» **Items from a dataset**
────────────────────

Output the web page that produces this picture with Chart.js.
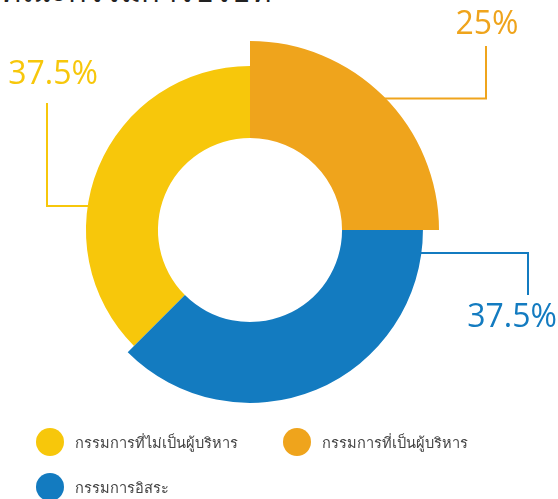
<!DOCTYPE html>
<html lang="th">
<head>
<meta charset="utf-8">
<script src="https://cdn.jsdelivr.net/npm/chart.js@4"></script>
<style>
  body { margin: 0; background: #fff; font-family: "Noto Sans", sans-serif; }
  #wrap { position: relative; width: 558px; height: 499px; overflow: hidden; }
  #title { position: absolute; left: 1px; top: -28px; font-size: 31px; line-height: 36px; color: #222; white-space: nowrap; }
  #box { position: absolute; left: 0; top: 0; }
  #legend { position: absolute; left: 36px; top: 428px; width: 522px; display: flex; flex-wrap: wrap; }
  .item { width: 247px; height: 45px; display: flex; align-items: flex-start; }
  .dot { width: 28px; height: 28px; border-radius: 50%; margin-right: 11px; flex: none; }
  .txt { font-size: 14.6px; color: #444; line-height: 28px; white-space: nowrap; }
</style>
</head>
<body>
<div id="wrap">
  <div id="title">คณะกรรมการบริษัท</div>
  <canvas id="box" width="558" height="499"></canvas>
  <div id="legend"></div>
</div>
<script>
const labels = ['กรรมการที่ไม่เป็นผู้บริหาร', 'กรรมการที่เป็นผู้บริหาร', 'กรรมการอิสระ'];
const values = [37.5, 25, 37.5];
const colors = ['#F7C70B', '#EFA41C', '#137BC0'];

// how far each slice reaches, relative to the biggest one
const sliceRadius = [0.868, 1, 0.915];
// leader line: angle on the arc edge (deg), elbow x, end y, text position
const leaders = [
  {angle: 188.5, elbowX: 47, endY: 103, textX: 53, textY: 84},
  {angle: -44.4, elbowX: 486, endY: 46, textX: 487, textY: 34},
  {angle: 7.7, elbowX: 528, endY: 295, textX: 512, textY: 327}
];

const legendEl = document.getElementById('legend');
labels.forEach((l, i) => {
  const it = document.createElement('div');
  it.className = 'item';
  it.innerHTML = '<span class="dot" style="background:' + colors[i] + '"></span><span class="txt">' + l + '</span>';
  legendEl.appendChild(it);
});

const sliceSizes = {
  id: 'sliceSizes',
  beforeDatasetsDraw(chart) {
    const meta = chart.getDatasetMeta(0);
    const base = meta.controller.outerRadius;
    meta.data.forEach((arc, i) => { arc.outerRadius = base * sliceRadius[i]; });
  }
};

const leaderLabels = {
  id: 'leaderLabels',
  afterDatasetsDraw(chart) {
    const ctx = chart.ctx;
    const meta = chart.getDatasetMeta(0);
    const total = values.reduce((a, b) => a + b, 0);
    meta.data.forEach((arc, i) => {
      const ld = leaders[i];
      const a = ld.angle * Math.PI / 180;
      const r = arc.outerRadius - 1;
      const ax = arc.x + r * Math.cos(a);
      const ay = arc.y + r * Math.sin(a);
      ctx.save();
      ctx.strokeStyle = colors[i];
      ctx.lineWidth = 2;
      ctx.beginPath();
      ctx.moveTo(ax, ay);
      ctx.lineTo(ld.elbowX, ay);
      ctx.lineTo(ld.elbowX, ld.endY);
      ctx.stroke();
      ctx.fillStyle = colors[i];
      ctx.font = '32px "Open Sans"';
      ctx.textAlign = 'center';
      ctx.textBaseline = 'alphabetic';
      ctx.fillText((values[i] / total * 100) + '%', ld.textX, ld.textY);
      ctx.restore();
    });
  }
};

new Chart(document.getElementById('box'), {
  type: 'doughnut',
  data: {
    labels: labels,
    datasets: [{
      data: values,
      backgroundColor: colors,
      borderWidth: 0,
      hoverOffset: 0
    }]
  },
  options: {
    responsive: false,
    animation: false,
    events: [],
    rotation: -135,
    cutout: '48.7%',
    layout: { padding: {left: 61, right: 119, top: 41, bottom: 80} },
    plugins: {
      legend: { display: false },
      tooltip: { enabled: false }
    }
  },
  plugins: [sliceSizes, leaderLabels]
});
</script>
</body>
</html>
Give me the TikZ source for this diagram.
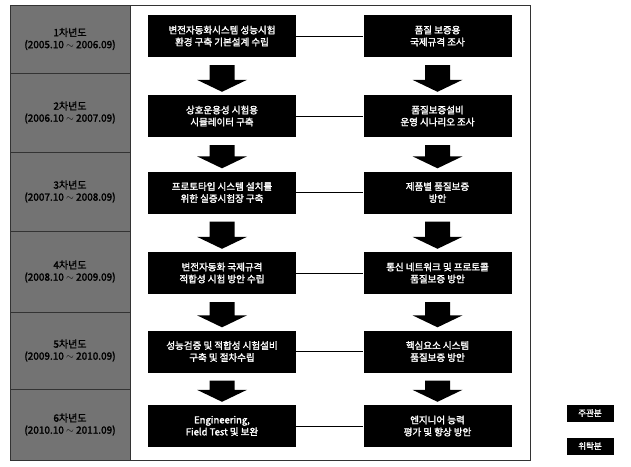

────────────────────

Pictures are not part of the copy; reproduce everything else in the records exactly.

» **Task output**
Output the web page that produces this picture with Chart.js.
<!DOCTYPE html>
<html lang="th">
<head>
<meta charset="utf-8">
<script src="https://cdn.jsdelivr.net/npm/chart.js@4"></script>
<style>
  body { margin: 0; background: #fff; font-family: "Noto Sans", sans-serif; }
  #wrap { position: relative; width: 558px; height: 499px; overflow: hidden; }
  #title { position: absolute; left: 1px; top: -28px; font-size: 31px; line-height: 36px; color: #222; white-space: nowrap; }
  #box { position: absolute; left: 0; top: 0; }
  #legend { position: absolute; left: 36px; top: 428px; width: 522px; display: flex; flex-wrap: wrap; }
  .item { width: 247px; height: 45px; display: flex; align-items: flex-start; }
  .dot { width: 28px; height: 28px; border-radius: 50%; margin-right: 11px; flex: none; }
  .txt { font-size: 14.6px; color: #444; line-height: 28px; white-space: nowrap; }
</style>
</head>
<body>
<div id="wrap">
  <div id="title">คณะกรรมการบริษัท</div>
  <canvas id="box" width="558" height="499"></canvas>
  <div id="legend"></div>
</div>
<script>
const labels = ['กรรมการที่ไม่เป็นผู้บริหาร', 'กรรมการที่เป็นผู้บริหาร', 'กรรมการอิสระ'];
const values = [37.5, 25, 37.5];
const colors = ['#F7C70B', '#EFA41C', '#137BC0'];

// how far each slice reaches, relative to the biggest one
const sliceRadius = [0.868, 1, 0.915];
// leader line: angle on the arc edge (deg), elbow x, end y, text position
const leaders = [
  {angle: 188.5, elbowX: 47, endY: 103, textX: 53, textY: 84},
  {angle: -44.4, elbowX: 486, endY: 46, textX: 487, textY: 34},
  {angle: 7.7, elbowX: 528, endY: 295, textX: 512, textY: 327}
];

const legendEl = document.getElementById('legend');
labels.forEach((l, i) => {
  const it = document.createElement('div');
  it.className = 'item';
  it.innerHTML = '<span class="dot" style="background:' + colors[i] + '"></span><span class="txt">' + l + '</span>';
  legendEl.appendChild(it);
});

const sliceSizes = {
  id: 'sliceSizes',
  beforeDatasetsDraw(chart) {
    const meta = chart.getDatasetMeta(0);
    const base = meta.controller.outerRadius;
    meta.data.forEach((arc, i) => { arc.outerRadius = base * sliceRadius[i]; });
  }
};

const leaderLabels = {
  id: 'leaderLabels',
  afterDatasetsDraw(chart) {
    const ctx = chart.ctx;
    const meta = chart.getDatasetMeta(0);
    const total = values.reduce((a, b) => a + b, 0);
    meta.data.forEach((arc, i) => {
      const ld = leaders[i];
      const a = ld.angle * Math.PI / 180;
      const r = arc.outerRadius - 1;
      const ax = arc.x + r * Math.cos(a);
      const ay = arc.y + r * Math.sin(a);
      ctx.save();
      ctx.strokeStyle = colors[i];
      ctx.lineWidth = 2;
      ctx.beginPath();
      ctx.moveTo(ax, ay);
      ctx.lineTo(ld.elbowX, ay);
      ctx.lineTo(ld.elbowX, ld.endY);
      ctx.stroke();
      ctx.fillStyle = colors[i];
      ctx.font = '32px "Open Sans"';
      ctx.textAlign = 'center';
      ctx.textBaseline = 'alphabetic';
      ctx.fillText((values[i] / total * 100) + '%', ld.textX, ld.textY);
      ctx.restore();
    });
  }
};

new Chart(document.getElementById('box'), {
  type: 'doughnut',
  data: {
    labels: labels,
    datasets: [{
      data: values,
      backgroundColor: colors,
      borderWidth: 0,
      hoverOffset: 0
    }]
  },
  options: {
    responsive: false,
    animation: false,
    events: [],
    rotation: -135,
    cutout: '48.7%',
    layout: { padding: {left: 61, right: 119, top: 41, bottom: 80} },
    plugins: {
      legend: { display: false },
      tooltip: { enabled: false }
    }
  },
  plugins: [sliceSizes, leaderLabels]
});
</script>
</body>
</html>
Give me the TikZ source for this diagram.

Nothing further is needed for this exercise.